Stephen Strasburg was born with a golden arm. And that's the problem. He relied on that great arm to do too much of the work.

And to get that arm to shoulder - pun intended - even more of the load, he fell into what I call the Gullwing Syndrome. After breaking his hands and beginning the arc of his delivery, his elbow would be above the height of his shoulder. To see it, you have to use slow motion. But let Mills explain.

"The mechanical flaw that has many concerned is what is referred to as hyper-abduction, where the pitcher's throwing elbow continues to move above the line of his shoulders. In the case of Strasburg, his elbow is above his shoulder well before landing," Mills wrote.

The result is undue stress to both the shoulder and elbow.

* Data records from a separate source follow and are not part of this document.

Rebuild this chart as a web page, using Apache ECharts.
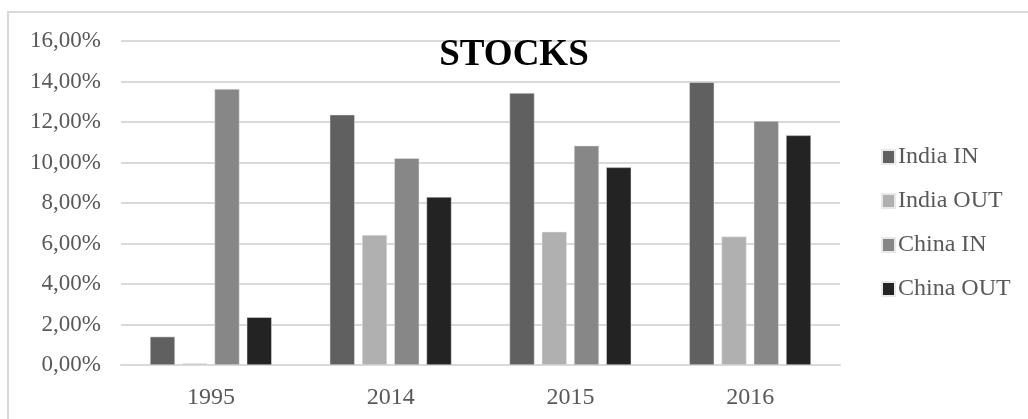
<!DOCTYPE html>
<html>
<head>
<meta charset="utf-8">
<script src="https://cdn.jsdelivr.net/npm/echarts@6/dist/echarts.min.js"></script>
<style>
html,body{margin:0;padding:0;background:#fff;}
#chart{width:1028px;height:419px;}
</style>
</head>
<body>
<div id="chart"></div>
<script>
const categories = ['1995', '2014', '2015', '2016'];
const indiaIn  = [1.40, 12.36, 13.43, 13.96];
const indiaOut = [0.08, 6.42, 6.58, 6.34];
const chinaIn  = [13.63, 10.21, 10.83, 12.05];
const chinaOut = [2.36, 8.30, 9.76, 11.34];
const seriesNames = ['India IN', 'India OUT', 'China IN', 'China OUT'];
const seriesColors = ['#606060', '#b0b0b0', '#878787', '#232323'];
const seriesData = [indiaIn, indiaOut, chinaIn, chinaOut];

const serif = '"Liberation Serif", "DejaVu Serif", serif';
const chart = echarts.init(document.getElementById('chart'), null, {renderer: 'canvas'});
chart.setOption({
  animation: false,
  backgroundColor: '#ffffff',
  title: {
    text: 'STOCKS',
    left: 'center',
    top: 37,
    padding: 0,
    textStyle: {fontFamily: serif, fontSize: 37, fontWeight: 'bold', color: '#000000'}
  },
  graphic: [{
    type: 'rect',
    shape: {x: 8, y: 12, width: 1040, height: 430},
    style: {fill: 'none', stroke: '#d9d9d9', lineWidth: 2},
    silent: true
  }],
  legend: {
    orient: 'vertical',
    left: 881,
    top: 145,
    padding: 0,
    itemWidth: 13,
    itemHeight: 14,
    itemGap: 20,
    icon: 'rect',
    textStyle: {fontFamily: serif, fontSize: 24, color: '#595959', padding: [0,0,0,-2]},
    data: seriesNames
  },
  grid: {left: 121, right: 188, top: 41, bottom: 54},
  xAxis: {
    type: 'category',
    data: categories,
    axisTick: {show: false},
    axisLine: {lineStyle: {color: '#d9d9d9', width: 2}},
    axisLabel: {fontFamily: serif, fontSize: 24, color: '#595959', margin: 21}
  },
  yAxis: {
    type: 'value',
    min: 0,
    max: 16,
    interval: 2,
    axisLine: {show: false},
    axisTick: {show: false},
    splitLine: {lineStyle: {color: '#d9d9d9', width: 2}},
    axisLabel: {
      fontFamily: serif, fontSize: 23, color: '#595959', margin: 20,
      formatter: v => v.toFixed(2).replace('.', ',') + '%'
    }
  },
  series: seriesNames.map((n, i) => ({
    name: n,
    type: 'bar',
    data: seriesData[i],
    barWidth: 25,
    barGap: '29%',
    itemStyle: {color: seriesColors[i], borderColor: '#e8e8e8', borderWidth: 0.5}
  }))
});
</script>
</body>
</html>
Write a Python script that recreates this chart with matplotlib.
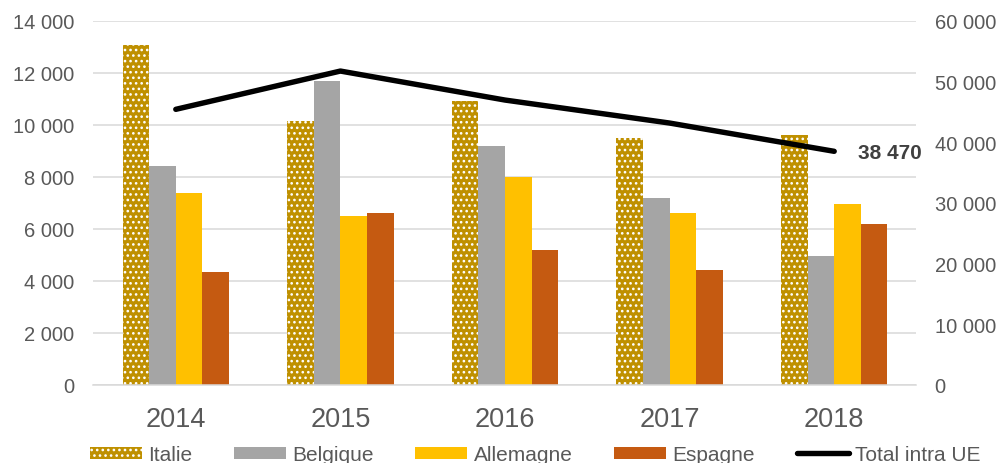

Ill-starred Mark Prior is Exhibit A of the Gullwing Syndrome and has the incisions to prove it. Phillies prospect Jason Knapp was felled by Gullwing shortly after his trade to Cleveland in the Cliff Lee package and recently resumed his minor league career.

"Unlike Mark Prior," Mills wrote, "Strasburg is not what I call an elbow lifter, where his throwing hand never overtakes his elbow after he breaks his hands. Strasburg does swing his arm down back and up, but because he has to get ready to land, he starts to get his arm into position too early."

Leaving the arm to do almost all the work involved in throwing the baseball.

The solution?

A longer stride, for starters. Mills teaches his students to use a stride at least equal to their height. The 6-4 Strasburg's stride falls well short of the 80 inches Mills recommends for him. Consequently, his arm is too far ahead of his center point to take advantage of an explosive back-leg drive off the rubber. It is the back leg that provides the "momentum" in the momentum delivery.

"What I like about Strasburg is his intention to break his hands quickly with good body tempo," Mills wrote. "However, his lower [half] is the problem. With his height he should be striding out to about 80 inches or more. His stride is much too short for his size. This means his lower body is not moving fast enough to give his arm more time to get to a better position."

In a recent column, Mills said that a large and powerful pitcher like Phillies 6-4, 245-pound righthander Joe Blanton should be able to throw a lot harder than his 88-90 mph norm.

Breaking down the components of Blanton's stiff delivery, Mills points to Joe's relatively short stride and straight up-and-down body position on ball release: "He has not generated enough forward motion to develop explosive trunk rotation and trunk flexion, which is how velocity is created."

And you thought everything would be cool as long as the good, old pitch count stays under 100. Throw 100 pitches imitating Jonathan Livingston Seagull and there's a guy with a scalpel waiting for you.